Select the lines of the records containing the word "this" and list them.

[start of Input]

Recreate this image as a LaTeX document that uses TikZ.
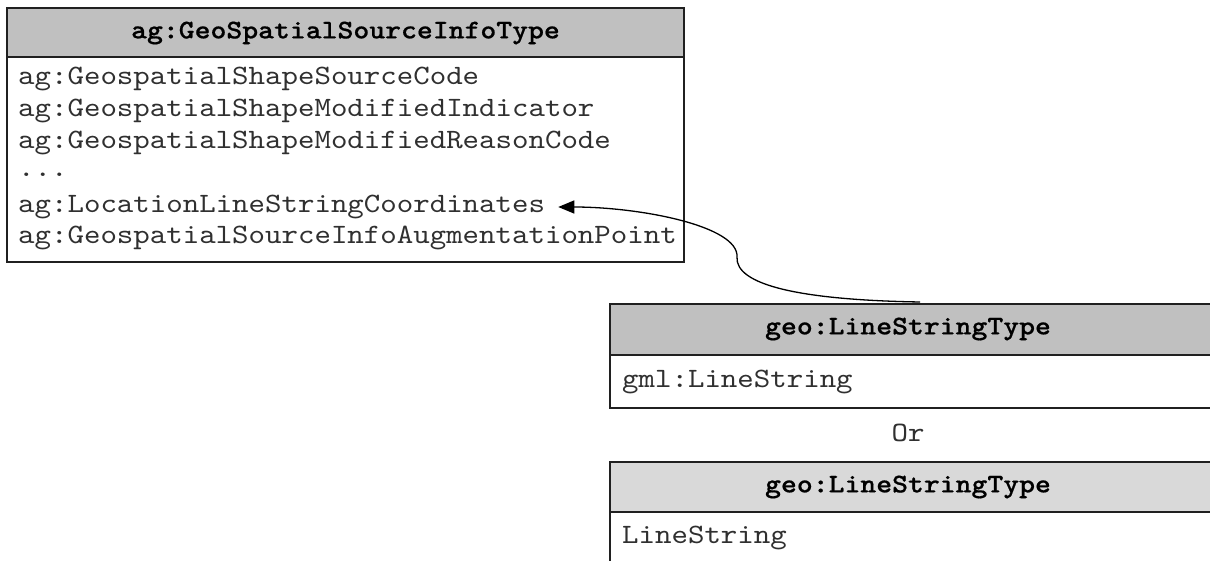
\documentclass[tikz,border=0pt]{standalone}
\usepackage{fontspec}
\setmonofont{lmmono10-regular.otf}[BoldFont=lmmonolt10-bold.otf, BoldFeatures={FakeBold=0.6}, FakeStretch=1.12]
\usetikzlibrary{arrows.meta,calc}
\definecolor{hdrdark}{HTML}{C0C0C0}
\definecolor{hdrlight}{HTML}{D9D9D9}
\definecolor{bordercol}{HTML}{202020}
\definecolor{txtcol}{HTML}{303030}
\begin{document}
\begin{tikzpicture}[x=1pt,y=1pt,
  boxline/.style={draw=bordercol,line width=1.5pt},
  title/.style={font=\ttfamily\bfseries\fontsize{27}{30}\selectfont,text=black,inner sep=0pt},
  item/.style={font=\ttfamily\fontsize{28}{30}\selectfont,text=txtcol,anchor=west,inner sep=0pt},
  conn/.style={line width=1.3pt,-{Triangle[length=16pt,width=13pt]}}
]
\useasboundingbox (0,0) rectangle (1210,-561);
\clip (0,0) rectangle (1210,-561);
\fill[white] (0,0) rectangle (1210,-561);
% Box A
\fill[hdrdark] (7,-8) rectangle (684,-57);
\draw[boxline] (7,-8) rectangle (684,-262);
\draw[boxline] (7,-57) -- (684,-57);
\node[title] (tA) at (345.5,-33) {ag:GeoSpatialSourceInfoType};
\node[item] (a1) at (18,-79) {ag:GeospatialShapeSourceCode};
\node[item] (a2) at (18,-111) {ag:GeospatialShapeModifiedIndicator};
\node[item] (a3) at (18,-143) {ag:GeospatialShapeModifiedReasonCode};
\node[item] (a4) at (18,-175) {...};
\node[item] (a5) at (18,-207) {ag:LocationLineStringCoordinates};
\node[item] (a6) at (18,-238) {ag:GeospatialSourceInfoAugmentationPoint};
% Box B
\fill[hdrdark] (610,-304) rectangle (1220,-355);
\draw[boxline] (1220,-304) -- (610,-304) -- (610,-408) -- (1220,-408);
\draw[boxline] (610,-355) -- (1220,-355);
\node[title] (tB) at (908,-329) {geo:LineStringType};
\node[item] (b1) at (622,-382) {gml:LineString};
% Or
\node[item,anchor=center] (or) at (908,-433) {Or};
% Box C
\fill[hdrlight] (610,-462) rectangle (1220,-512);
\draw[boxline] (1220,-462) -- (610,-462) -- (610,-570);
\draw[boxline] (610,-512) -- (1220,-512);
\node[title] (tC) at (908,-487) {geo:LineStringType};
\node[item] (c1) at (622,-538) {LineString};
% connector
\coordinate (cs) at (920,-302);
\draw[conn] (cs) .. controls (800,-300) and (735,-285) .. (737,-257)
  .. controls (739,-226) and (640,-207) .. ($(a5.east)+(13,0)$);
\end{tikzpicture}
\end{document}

[end of Input]
[start of Input]

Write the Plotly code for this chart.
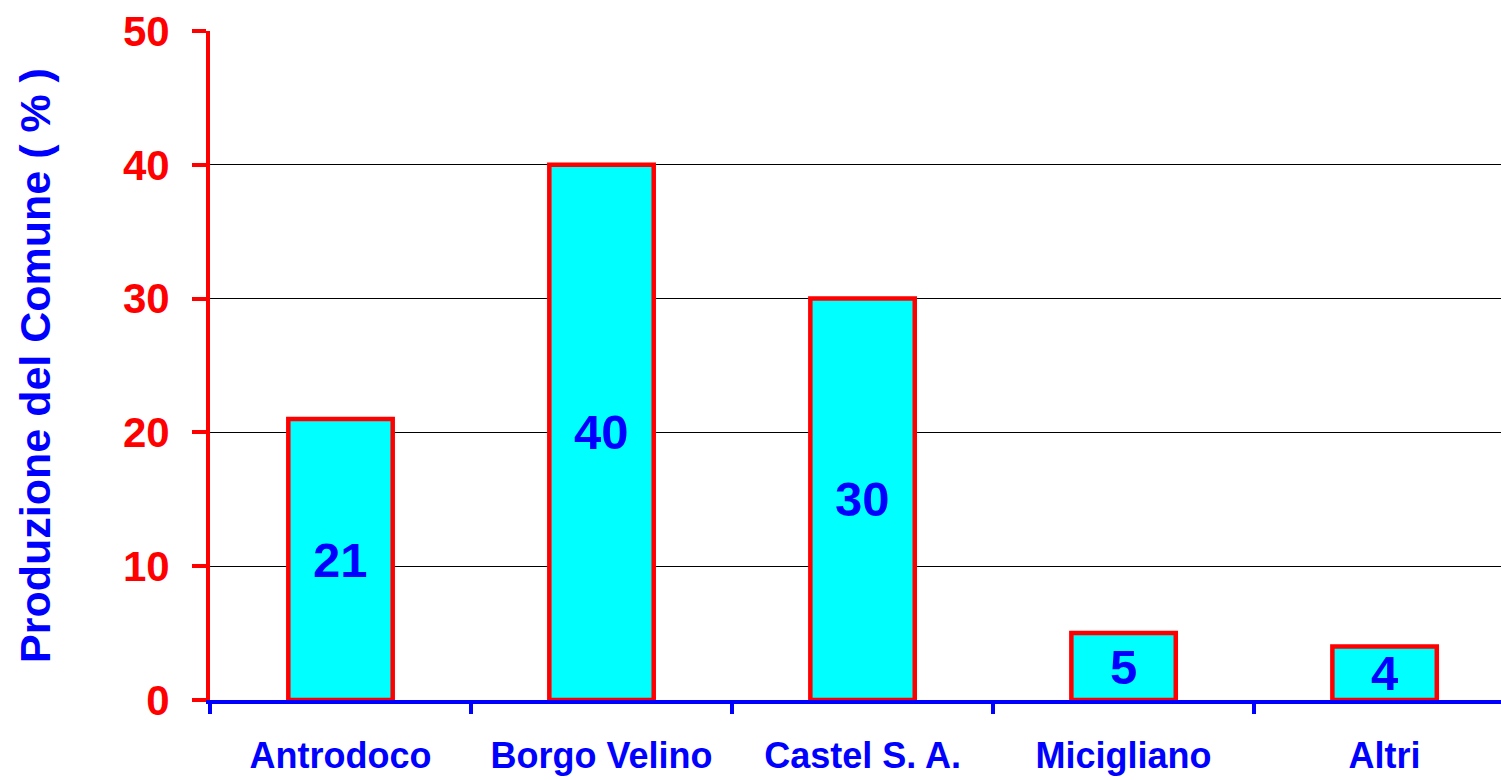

[end of Input]

» Reply:
Recreate this image as a LaTeX document that uses TikZ.
Write the Plotly code for this chart.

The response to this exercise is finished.